The U.S. military seems steadfast in its resolve to keep Taiwan out of Chinese hands. In fact, one general has declared that the United States is prepared to unleash thousands of aerial and maritime drones in the event China invades.
“U.S. naval attack drones positioned on the likely routes could disrupt or possibly even halt a Chinese invasion, much as Ukrainian sea drones have denied Russia access to the western Black Sea.”–Bryan Clark
“I want to turn the Taiwan Strait into an unmanned hellscape using a number of classified capabilities,” Adm. Samuel Paparo, commander of the U.S. Indo-Pacific Command told Washington Post columnist Josh Rogin in June.
There is now, two and half years into the Russia-Ukraine war, plenty of evidence that the kinds of drones Paparo referenced can play key roles in logistics, surveillance, and offensive operations. And U.S. war planners are learning a lot from that conflict that applies to Taiwan’s situation.

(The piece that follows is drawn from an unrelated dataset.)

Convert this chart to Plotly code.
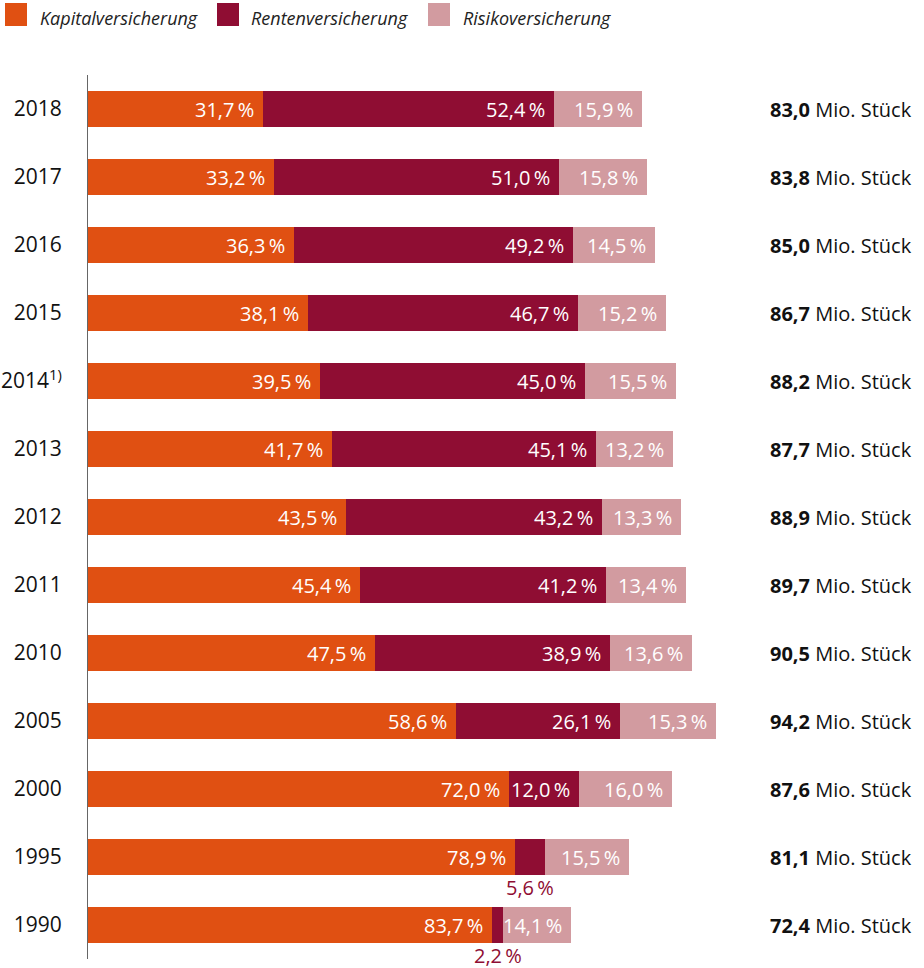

As Bryan Clark, a senior fellow at the Hudson Institute and director of the Institute’s Center for Defense Concepts and Technology, points out in this issue, “U.S. naval attack drones positioned on the likely routes could disrupt or possibly even halt a Chinese invasion, much as Ukrainian sea drones have denied Russia access to the western Black Sea.”
There is no way to know when or even if a conflict over Taiwan will commence. So for now, Taiwan is doubling down on its Silicon Shield by launching more renewable generation projects so that its chipmakers can meet customer demands to minimize the carbon footprint of chip production.
The island already has 2.4 gigawatts of offshore-wind capacity with another 3 GW planned or under construction, reports IEEE Spectrum contributing editor Peter Fairley, who visited Taiwan earlier this year. In “Powering Taiwan’s Silicon Shield” [p. 22], he notes that the additional capacity will help TSMC meet its goal of having 60 percent of its energy come from renewables by 2030. Fairley also reports on clever power-saving innovations deployed in TSMC’s fabs to reduce the company’s annual electricity consumption by about 175 gigawatt-hours.
Between bringing more renewable energy online and making their fabs more efficient, the chipmakers of Taiwan hope to keep their customers happy while the island’s leaders hope to deter its neighbor across the strait—if not with its Silicon Shield, then with the silicon brains of the drone hordes that could fly and float into the breach in the island’s defense.